Mustapha Khan is an Emmy Award-winning director with over 100 film and television credits. His feature film Rocksteady, a Rastafarian-infused, coming of age feel-good movie about an aspiring stock car racer, won the Best Picture Award at both the 2011 Litchfield Hills Film Festival and the 2011 Jamaica Reggae Film Festival, where Khan also won the Best Director Award. Rocksteady has been broadcast nationally, has international distribution and is widely available on Netflix and iTunes.

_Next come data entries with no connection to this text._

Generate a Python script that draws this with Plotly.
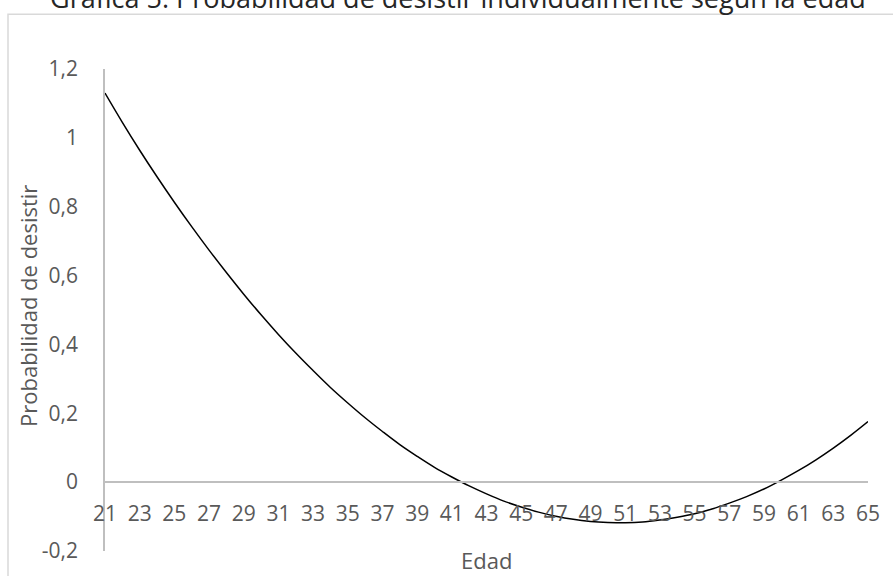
import plotly.graph_objects as go

# Edad (años) y probabilidad estimada de desistir
edades = list(range(21, 66))
probabilidad = [
    1.130, 1.045, 0.964, 0.887, 0.813, 0.742, 0.674, 0.609, 0.546, 0.486,
    0.429, 0.375, 0.324, 0.275, 0.230, 0.187, 0.147, 0.109, 0.075, 0.043,
    0.015, -0.011, -0.034, -0.055, -0.072, -0.087, -0.099, -0.108, -0.114, -0.117,
    -0.118, -0.116, -0.110, -0.102, -0.092, -0.078, -0.061, -0.042, -0.020, 0.006,
    0.034, 0.065, 0.099, 0.136, 0.176,
]
x_ticks = list(range(21, 66, 2))
x_ticktext = [str(v) for v in x_ticks]
y_ticks = [-0.2, 0, 0.2, 0.4, 0.6, 0.8, 1, 1.2]
y_ticktext = ["-0,2", "0", "0,2", "0,4", "0,6", "0,8", "1", "1,2"]

W, H = 893, 576
L, R, T, B = 105, 25, 69, 23
PW, PH = W - L - R, H - T - B


def fx(px):
    return (px - L) / PW


def fy(py):
    return (H - B - py) / PH


FONT = "Open Sans"
GRAY = "#595959"
AXIS = "#bfbfbf"

fig = go.Figure(
    go.Scatter(
        x=edades,
        y=probabilidad,
        mode="lines",
        line=dict(color="black", width=1.5, shape="spline"),
        hoverinfo="x+y",
    )
)

fig.update_layout(
    width=W,
    height=H,
    margin=dict(l=L, r=R, t=T, b=B, pad=0),
    paper_bgcolor="white",
    plot_bgcolor="white",
    showlegend=False,
    font=dict(family=FONT, color=GRAY),
    xaxis=dict(
        range=[21, 65],
        tickmode="array",
        tickvals=x_ticks,
        ticktext=x_ticktext,
        showgrid=False,
        zeroline=False,
        showline=True,
        linecolor=AXIS,
        linewidth=1.5,
        ticks="",
        ticklabelstandoff=13,
        tickfont=dict(size=21, color=GRAY, family=FONT),
        anchor="free",
        position=0.2 / 1.4,
    ),
    yaxis=dict(
        range=[-0.2, 1.2],
        tickmode="array",
        tickvals=y_ticks,
        ticktext=y_ticktext,
        showgrid=False,
        zeroline=False,
        showline=True,
        linecolor=AXIS,
        linewidth=1.5,
        ticks="",
        ticklabelstandoff=21,
        tickfont=dict(size=21, color=GRAY, family=FONT),
    ),
    shapes=[
        dict(
            type="rect",
            xref="paper",
            yref="paper",
            x0=fx(8),
            x1=fx(905),
            y0=fy(590),
            y1=fy(14),
            line=dict(color="#d9d9d9", width=1.5),
            fillcolor="rgba(0,0,0,0)",
            layer="below",
        )
    ],
    annotations=[
        dict(
            text="Gráfica 5: Probabilidad de desistir individualmente según la edad",
            xref="paper",
            yref="paper",
            x=fx(458),
            y=fy(-3),
            xanchor="center",
            yanchor="middle",
            showarrow=False,
            font=dict(size=27, color="#262626", family=FONT),
        ),
        dict(
            text="Probabilidad de desistir",
            xref="paper",
            yref="paper",
            x=fx(28),
            y=fy(307),
            xanchor="center",
            yanchor="middle",
            textangle=-90,
            showarrow=False,
            font=dict(size=22, color=GRAY, family=FONT),
        ),
        dict(
            text="Edad",
            xref="paper",
            yref="paper",
            x=fx(486),
            y=fy(562),
            xanchor="center",
            yanchor="middle",
            showarrow=False,
            font=dict(size=22, color=GRAY, family=FONT),
        ),
    ],
)

fig.write_html("out.html")
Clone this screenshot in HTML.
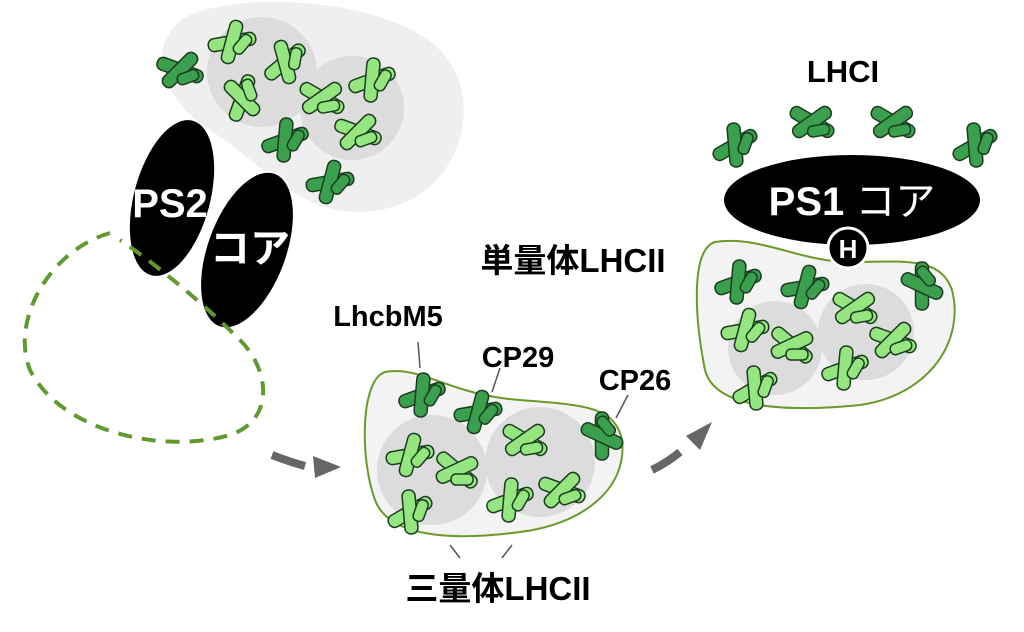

His documentary feature House On Fire, about the AIDS Epidemic in Black America, won the Best Documentary Award at the 2000 Houston International Film Festival, and has been extensively exhibited worldwide. It was also honored by the United States House of Representatives, where the film had a special screening for Congress. His critically-acclaimed film Reflections Of A Native Son, about a troubled teenager growing up in the South Bronx, was nationally broadcast on PBS and is on permanent display at the American Museum of Television & Radio Paley Center.

His television special Sesame Street’s 25th Anniversary: A Musical Celebration was nominated for a Primetime Emmy Award and is one of the best selling home videos in Sesame Street’s history. His original television PSA campaign for the Children’s Defense Fund was honored with a White House reception.

Mustapha Khan won a Daytime Emmy Award for Outstanding Directing for his original work for Sesame Street and has been nominated for two other Emmy Awards. He has also won an Addy Award for Outstanding Directing for his commercial work.

As a commercial director, Khan’s credits include national television spots for clients such as: Coca-Cola, Honda, Blue Cross/Blue Shield, Burger King, HBO and Nickelodeon. Celebrities Khan has directed include: Bill Cosby, Gloria Estefan, Quincy Jones, Alicia Keys, Maya Angelou, Snoop Dogg, Ray Charles, Ralph Nader, Mya, LL Cool J, Dave Chappelle, Lindsay Lohan and the Muppets.

The son of a beloved family physician in Camden, New Jersey, who practiced on a street that now bears his name, Mustapha speaks often of his late father, and his big shoes he attempts to fill.  He says: “I know that I will never put as many smiles on people’s faces with my work as my Dad did with his — but I'm having fun trying."

He is a graduate of Harvard University, where he was a Harvard College Scholar and an elected Marshal of his graduating class. He was also the recipient of a Rotary Graduate Fellowship, with which he worked as an anthropologist in Kenya prior to becoming a filmmaker.

Mustapha Khan is a lifetime member of the Directors Guild of America and teaches film production at Brooklyn College. He lives in Brooklyn with his lovely wife Allyson Smith.